If Trump believes that some of these documents were unlawfully seized from him, he can raise that argument at his criminal trial, if he is ever indicted, and seek to have the documents excluded from that trial. He could do, in other words, what every other criminal defendant is permitted to do.
But Cannon is giving him additional protections that virtually no criminal suspect enjoys, based largely on the fact that he used to be president.
Cannon gives the Justice Department a little more leeway, but probably not enough that they can safely make use of it
Recall that Cannon’s original order said that the FBI could continue its national security investigation into how Trump’s possession of these documents may have damaged the nation’s intelligence interests, but that it must pause its criminal investigation. In response to DOJ’s argument that these two investigations are difficult to disentangle, Cannon essentially replies that “difficult” does not mean “impossible.”
One of the government’s filings, she notes, “states that it would be ‘exceedingly difficult’ to bifurcate the personnel involved in the described processes.” But “exceedingly difficult,” she claims, is not the same thing as “inextricably intertwined.”
That said, Cannon’s latest order does contain some language suggesting that DOJ can continue some parts of its criminal investigation.

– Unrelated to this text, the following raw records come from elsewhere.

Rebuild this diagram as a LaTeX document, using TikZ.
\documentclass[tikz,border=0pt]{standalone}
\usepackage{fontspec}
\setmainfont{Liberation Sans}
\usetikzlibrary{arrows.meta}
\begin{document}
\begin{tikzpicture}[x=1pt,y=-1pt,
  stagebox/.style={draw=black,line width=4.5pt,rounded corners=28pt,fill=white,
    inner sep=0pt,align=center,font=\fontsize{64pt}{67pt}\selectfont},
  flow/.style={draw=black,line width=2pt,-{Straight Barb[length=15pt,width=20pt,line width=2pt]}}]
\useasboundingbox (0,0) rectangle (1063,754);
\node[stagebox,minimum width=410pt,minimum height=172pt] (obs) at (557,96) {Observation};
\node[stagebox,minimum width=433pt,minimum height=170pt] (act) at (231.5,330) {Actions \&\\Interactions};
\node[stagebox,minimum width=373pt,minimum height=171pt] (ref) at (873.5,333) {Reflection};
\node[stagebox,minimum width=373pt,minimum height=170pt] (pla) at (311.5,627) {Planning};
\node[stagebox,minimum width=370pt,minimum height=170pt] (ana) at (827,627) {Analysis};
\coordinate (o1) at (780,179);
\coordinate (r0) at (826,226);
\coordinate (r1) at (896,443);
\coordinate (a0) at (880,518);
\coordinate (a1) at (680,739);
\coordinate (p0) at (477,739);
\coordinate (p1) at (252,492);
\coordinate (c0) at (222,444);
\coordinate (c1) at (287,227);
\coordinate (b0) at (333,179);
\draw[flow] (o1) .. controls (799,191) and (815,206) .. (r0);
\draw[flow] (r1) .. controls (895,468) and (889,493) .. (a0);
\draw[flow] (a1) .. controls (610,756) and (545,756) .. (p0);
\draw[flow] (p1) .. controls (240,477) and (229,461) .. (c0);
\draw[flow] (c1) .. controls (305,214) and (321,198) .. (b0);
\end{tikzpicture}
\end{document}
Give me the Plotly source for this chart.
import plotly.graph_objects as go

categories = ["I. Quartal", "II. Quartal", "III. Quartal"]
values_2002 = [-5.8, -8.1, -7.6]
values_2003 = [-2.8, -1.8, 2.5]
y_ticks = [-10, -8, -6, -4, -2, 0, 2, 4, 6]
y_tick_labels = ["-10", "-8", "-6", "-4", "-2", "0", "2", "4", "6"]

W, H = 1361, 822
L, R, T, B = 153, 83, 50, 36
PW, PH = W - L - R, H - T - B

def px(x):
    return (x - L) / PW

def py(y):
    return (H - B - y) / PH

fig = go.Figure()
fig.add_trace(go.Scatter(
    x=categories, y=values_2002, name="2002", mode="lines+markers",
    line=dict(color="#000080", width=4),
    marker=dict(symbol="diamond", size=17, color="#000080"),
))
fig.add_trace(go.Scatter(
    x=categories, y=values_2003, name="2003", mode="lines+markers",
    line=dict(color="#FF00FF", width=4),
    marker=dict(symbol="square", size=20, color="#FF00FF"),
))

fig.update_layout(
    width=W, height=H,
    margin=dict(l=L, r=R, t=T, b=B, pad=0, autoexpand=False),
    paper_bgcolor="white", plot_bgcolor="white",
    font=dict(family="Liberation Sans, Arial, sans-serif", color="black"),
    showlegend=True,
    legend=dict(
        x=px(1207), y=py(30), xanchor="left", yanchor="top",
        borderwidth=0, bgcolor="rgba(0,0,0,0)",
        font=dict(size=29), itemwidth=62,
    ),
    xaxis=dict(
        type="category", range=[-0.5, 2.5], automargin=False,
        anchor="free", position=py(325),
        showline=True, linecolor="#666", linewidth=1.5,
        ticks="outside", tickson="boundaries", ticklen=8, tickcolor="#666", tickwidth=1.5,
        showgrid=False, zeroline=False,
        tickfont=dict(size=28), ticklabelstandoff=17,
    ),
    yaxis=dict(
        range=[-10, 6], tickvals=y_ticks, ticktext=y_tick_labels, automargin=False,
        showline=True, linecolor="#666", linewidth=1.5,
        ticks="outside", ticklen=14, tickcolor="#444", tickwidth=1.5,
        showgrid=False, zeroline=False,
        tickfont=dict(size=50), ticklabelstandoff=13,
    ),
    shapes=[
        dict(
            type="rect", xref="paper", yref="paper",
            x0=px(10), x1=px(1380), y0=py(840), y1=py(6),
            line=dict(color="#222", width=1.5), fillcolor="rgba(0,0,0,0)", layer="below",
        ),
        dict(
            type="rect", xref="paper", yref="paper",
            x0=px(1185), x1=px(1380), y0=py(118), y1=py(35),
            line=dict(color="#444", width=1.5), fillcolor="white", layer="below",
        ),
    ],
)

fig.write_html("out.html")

Though Cannon forbids the Justice Department from “presenting the seized materials to a grand jury and using the content of the documents to conduct witness interviews as part of a criminal investigation” — a restriction that effectively precludes DOJ from indicting Trump until Cannon’s order is lifted — she does write that “to the extent that the Security Assessments truly are, in fact, inextricable from criminal investigative use of the seized materials,” then the criminal investigation may continue.
In practice, however, it is far from clear that the Justice Department can take advantage of this concession by Cannon. Cannon’s new order contains only limited descriptions of what DOJ can and cannot do. And it is possible that the FBI will be unwilling to make its own judgment calls so long as it knows that a seemingly hostile judge may hold them in contempt if she disagrees with the FBI’s judgment.
Cannon seems to have no idea how classified documents work
One other line in Cannon’s opinion is worth noting. In its motion from last week, the Justice Department argued that “the Court’s order would irreparably harm the government and the public by unnecessarily requiring the government to share highly classified materials with a special master.”
As the Supreme Court held in Department of the Navy v. Egan (1988), “For ‘reasons . . . too obvious to call for enlarged discussion,’” determinations about who should be allowed to see classified documents “must be committed to the broad discretion of the agency responsible, and this must include broad discretion to determine who may have access to it.”
But Cannon’s order effectively brings the special master, who does not have a “need to know” the information in the classified documents that is grounded in national security concerns, inside the community of individuals who are allowed to see specific highly classified documents. That places her order at odds with Egan, and with ordinary practices governing the nation’s most highly guarded secrets.
In any event, the most important upshot of Cannon’s order is that DOJ is now free to seek relief from a higher court. It is likely that they will do so as fast as their lawyers can draft the appropriate motion.